= RAW DATA =
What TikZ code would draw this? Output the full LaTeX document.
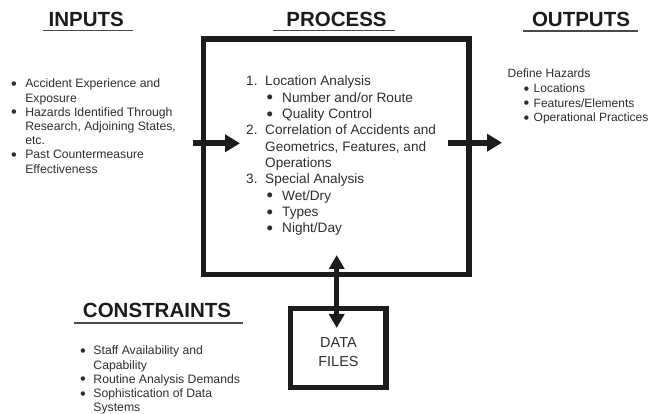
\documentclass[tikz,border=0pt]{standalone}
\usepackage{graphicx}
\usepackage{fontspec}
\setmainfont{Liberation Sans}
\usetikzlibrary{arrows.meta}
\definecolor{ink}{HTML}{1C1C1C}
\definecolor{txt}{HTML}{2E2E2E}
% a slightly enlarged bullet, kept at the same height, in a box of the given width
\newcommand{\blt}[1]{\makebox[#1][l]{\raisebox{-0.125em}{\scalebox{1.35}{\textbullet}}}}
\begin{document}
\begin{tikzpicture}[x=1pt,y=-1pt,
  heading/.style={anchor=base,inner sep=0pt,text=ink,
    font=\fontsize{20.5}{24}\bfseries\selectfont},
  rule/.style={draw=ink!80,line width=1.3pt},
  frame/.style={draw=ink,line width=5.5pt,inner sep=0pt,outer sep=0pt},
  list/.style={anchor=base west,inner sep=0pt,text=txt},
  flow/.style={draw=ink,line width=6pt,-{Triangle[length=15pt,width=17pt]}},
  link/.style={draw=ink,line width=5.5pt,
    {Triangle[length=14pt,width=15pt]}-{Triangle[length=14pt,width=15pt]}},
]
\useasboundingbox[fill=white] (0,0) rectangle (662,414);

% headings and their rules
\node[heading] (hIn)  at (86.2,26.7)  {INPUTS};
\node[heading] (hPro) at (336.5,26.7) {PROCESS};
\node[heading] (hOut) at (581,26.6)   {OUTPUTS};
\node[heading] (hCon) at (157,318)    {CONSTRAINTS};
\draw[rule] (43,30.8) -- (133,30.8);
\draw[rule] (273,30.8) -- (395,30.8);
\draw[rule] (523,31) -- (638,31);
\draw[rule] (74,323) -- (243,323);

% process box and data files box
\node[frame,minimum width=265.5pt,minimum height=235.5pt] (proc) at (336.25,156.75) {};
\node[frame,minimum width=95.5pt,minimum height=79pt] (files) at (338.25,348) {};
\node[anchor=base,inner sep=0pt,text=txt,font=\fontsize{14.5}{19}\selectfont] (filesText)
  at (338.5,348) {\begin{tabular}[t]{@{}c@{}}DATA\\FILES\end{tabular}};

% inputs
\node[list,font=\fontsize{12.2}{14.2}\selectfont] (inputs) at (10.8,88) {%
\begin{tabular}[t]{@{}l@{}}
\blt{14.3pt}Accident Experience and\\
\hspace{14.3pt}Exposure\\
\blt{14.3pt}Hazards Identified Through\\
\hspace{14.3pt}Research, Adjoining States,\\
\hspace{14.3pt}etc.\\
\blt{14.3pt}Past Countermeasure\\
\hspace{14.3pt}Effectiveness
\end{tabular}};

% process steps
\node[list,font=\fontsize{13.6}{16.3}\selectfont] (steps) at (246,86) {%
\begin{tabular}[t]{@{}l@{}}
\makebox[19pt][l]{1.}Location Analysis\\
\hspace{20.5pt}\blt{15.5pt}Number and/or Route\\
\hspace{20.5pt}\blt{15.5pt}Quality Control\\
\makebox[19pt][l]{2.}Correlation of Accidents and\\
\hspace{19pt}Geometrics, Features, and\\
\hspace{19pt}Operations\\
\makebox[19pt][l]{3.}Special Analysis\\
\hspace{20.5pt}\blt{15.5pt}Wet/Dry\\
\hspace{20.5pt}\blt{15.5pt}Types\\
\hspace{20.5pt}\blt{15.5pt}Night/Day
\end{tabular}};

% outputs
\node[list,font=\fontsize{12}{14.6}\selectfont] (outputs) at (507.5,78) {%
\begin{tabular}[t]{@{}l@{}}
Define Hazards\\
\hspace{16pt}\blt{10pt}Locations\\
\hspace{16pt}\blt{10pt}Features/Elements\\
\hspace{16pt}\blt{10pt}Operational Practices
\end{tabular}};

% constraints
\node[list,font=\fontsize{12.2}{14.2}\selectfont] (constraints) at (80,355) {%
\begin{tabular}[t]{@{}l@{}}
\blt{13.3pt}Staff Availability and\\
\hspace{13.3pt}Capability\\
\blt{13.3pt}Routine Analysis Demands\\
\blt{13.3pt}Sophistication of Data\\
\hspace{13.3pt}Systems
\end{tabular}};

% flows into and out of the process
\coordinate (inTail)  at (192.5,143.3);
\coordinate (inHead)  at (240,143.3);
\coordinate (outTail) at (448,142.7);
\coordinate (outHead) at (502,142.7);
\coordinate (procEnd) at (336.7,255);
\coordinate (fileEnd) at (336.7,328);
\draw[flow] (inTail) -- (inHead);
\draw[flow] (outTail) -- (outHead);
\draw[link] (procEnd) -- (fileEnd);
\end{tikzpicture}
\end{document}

= PROBLEM DESCRIPTION =
Copy whichever lines in the listing above contain the word "draw".

= TASK RESULT =
What TikZ code would draw this? Output the full LaTeX document.
  rule/.style={draw=ink!80,line width=1.3pt},
  frame/.style={draw=ink,line width=5.5pt,inner sep=0pt,outer sep=0pt},
  flow/.style={draw=ink,line width=6pt,-{Triangle[length=15pt,width=17pt]}},
  link/.style={draw=ink,line width=5.5pt,
\draw[rule] (43,30.8) -- (133,30.8);
\draw[rule] (273,30.8) -- (395,30.8);
\draw[rule] (523,31) -- (638,31);
\draw[rule] (74,323) -- (243,323);
\draw[flow] (inTail) -- (inHead);
\draw[flow] (outTail) -- (outHead);
\draw[link] (procEnd) -- (fileEnd);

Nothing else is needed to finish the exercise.